State v. Edwards
853 N.W.2d 246
S.D.2014Background
- On March 25, 2013 Officer Nathaniel Borg arrested Lloyd Edwards for DUI and drawing a warrantless blood sample after Edwards refused; officers used a restraint chair and threatened a Taser but did not deploy it.
- Edwards was indicted for DUI with two prior DUI convictions (2003 and 2012), making the 2013 offense a third-offense DUI for enhancement.
- Edwards moved to suppress the warrantless, nonconsensual blood draw and separately moved to strike his 2003 conviction from the part II information, arguing that his 2003 guilty plea was not voluntary, knowing, and intelligent.
- The circuit court denied both motions (its reasoning referenced a “good faith” warrant exception), and Edwards was convicted at trial of having a blood-alcohol concentration of 0.08% or more and adjudicated a third-offense DUI.

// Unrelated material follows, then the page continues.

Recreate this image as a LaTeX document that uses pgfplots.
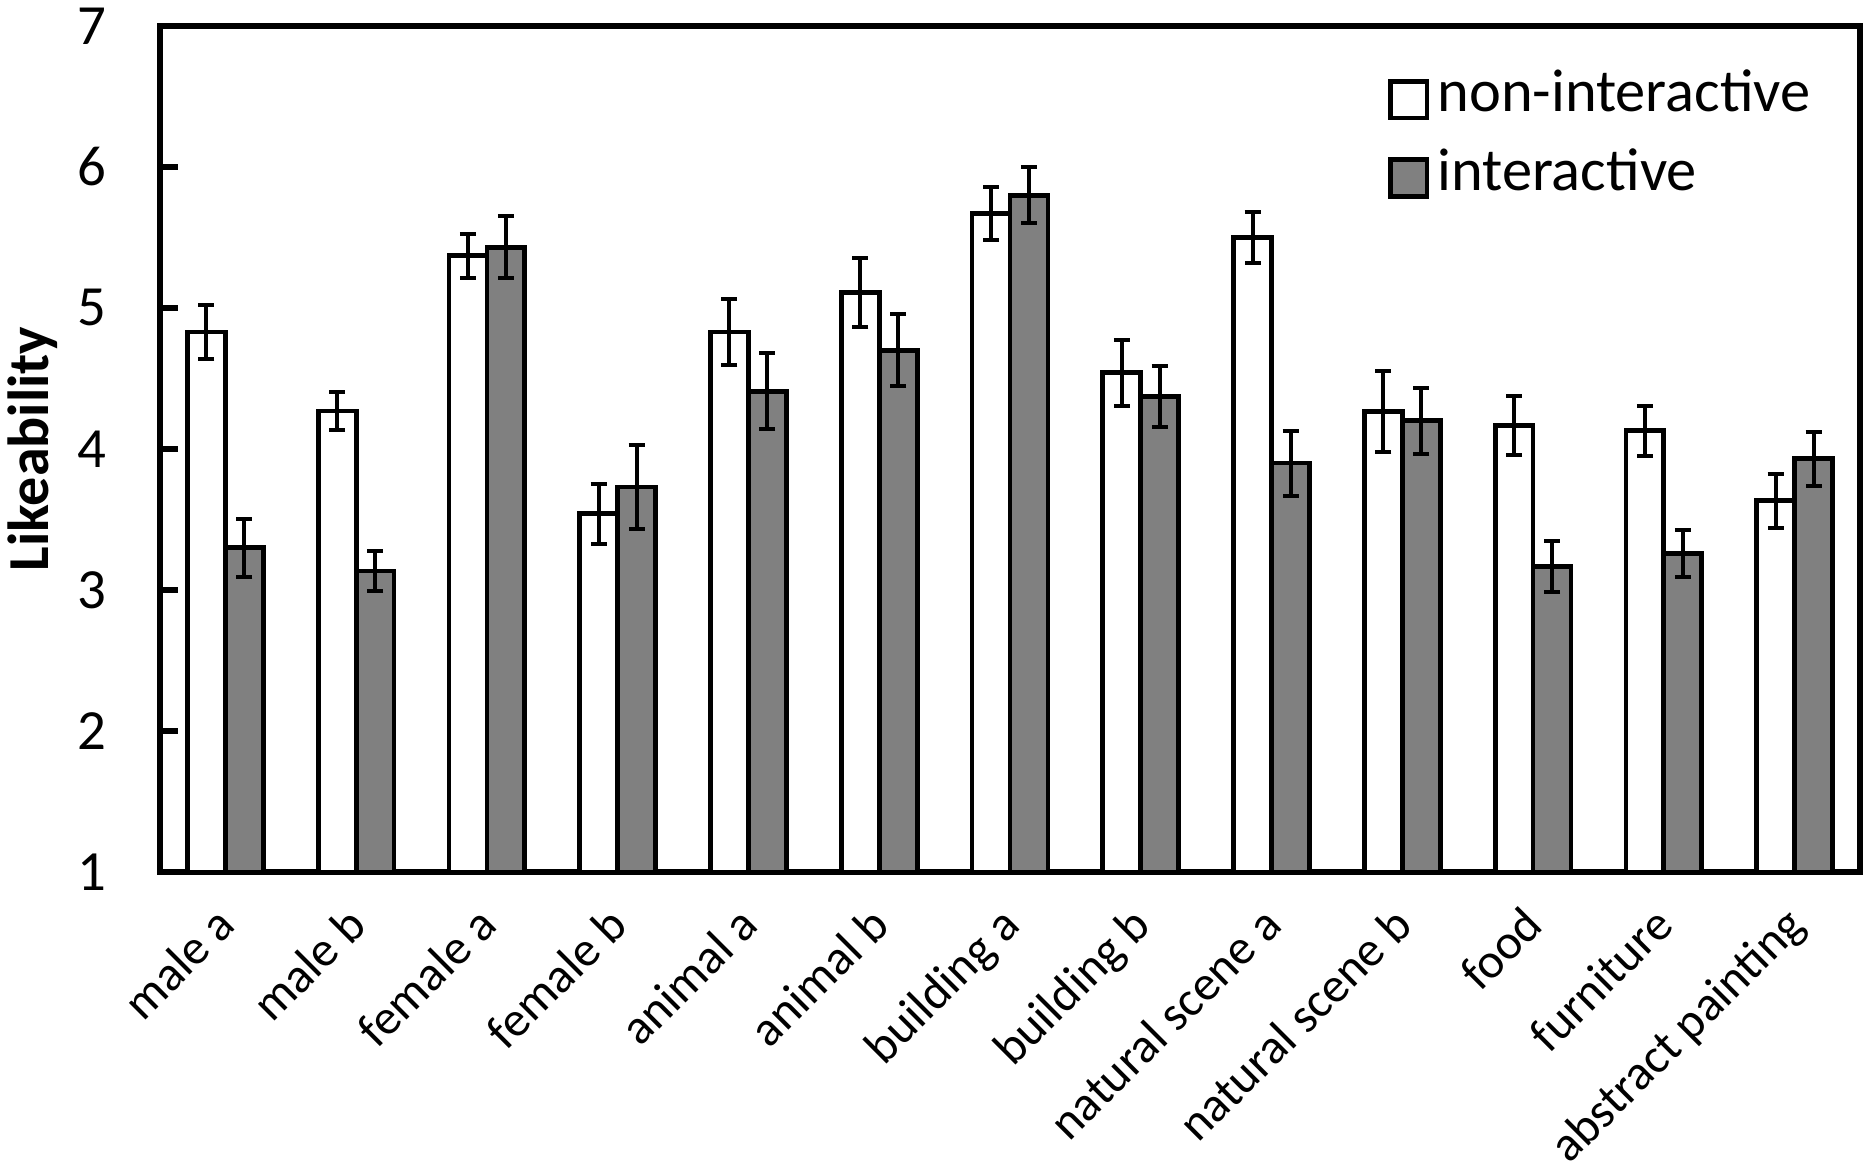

- On appeal the Supreme Court reviewed (1) whether the compelled, warrantless blood draw violated the Fourth Amendment and whether suppression was required, and (2) whether the 2003 conviction could be used for enhancement given Boykin-related voluntariness concerns.
Issues
| Issue | Plaintiff's Argument | Defendant's Argument | Held |
|---|---|---|---|
| Whether warrantless, compelled blood draw admissible | Edwards: compelled nonconsensual blood draw violated Fourth Amendment and state constitution; suppression required | State: implied-consent statute and special-needs/exigent-circumstances or legislative conditioning of driving privilege justify warrantless draw; alternatively, evidence admissible under good-faith reliance on then-binding state precedent | Court: Warrantless compelled blood draws violate the Fourth Amendment absent a well-delineated exception; but suppression not required here because officer reasonably relied on binding South Dakota precedent at the time—good-faith exception to exclusionary rule applies (per Davis) |
| Whether SDCL 32-23-10 (implied consent) permits warrantless compelled blood draws | Edwards: statutory scheme cannot constitutionally eliminate warrant requirement for compelled intrusions | State: statute conditions driving privilege on consent and authorizes withdrawal after arrest | Court: Legislative conditioning and special-needs do not justify compelled, warrantless blood draws; statute cannot override Fourth Amendment; state’s argument rejected (citing Fierro) |
| Whether suppression is appropriate remedy | Edwards: exclusion required for deterrence of future violations | State: suppression unwarranted because officer relied on longstanding state precedent (per Schmerber/Hartman) | Court: Under Davis, suppression unnecessary because officer acted in objectively reasonable reliance on binding state precedent extant when blood was drawn (pre-McNeely) |
| Whether 2003 conviction valid for enhancement | Edwards: 2003 guilty plea not knowing/voluntary; Boykin rights not personally advised; plea infirm and must be stricken | State: court record shows advisals; State met burden to show valid judgment; presumption of regularity | Court: Record shows group advisement and individual canvass; Boykin rights and consequences were explained and Edwards affirmed understanding — conviction stands for enhancement |
Key Cases Cited
- Schmerber v. California, 384 U.S. 757 (recognizing blood draws as Fourth Amendment searches and discussing exigent-circumstances analysis)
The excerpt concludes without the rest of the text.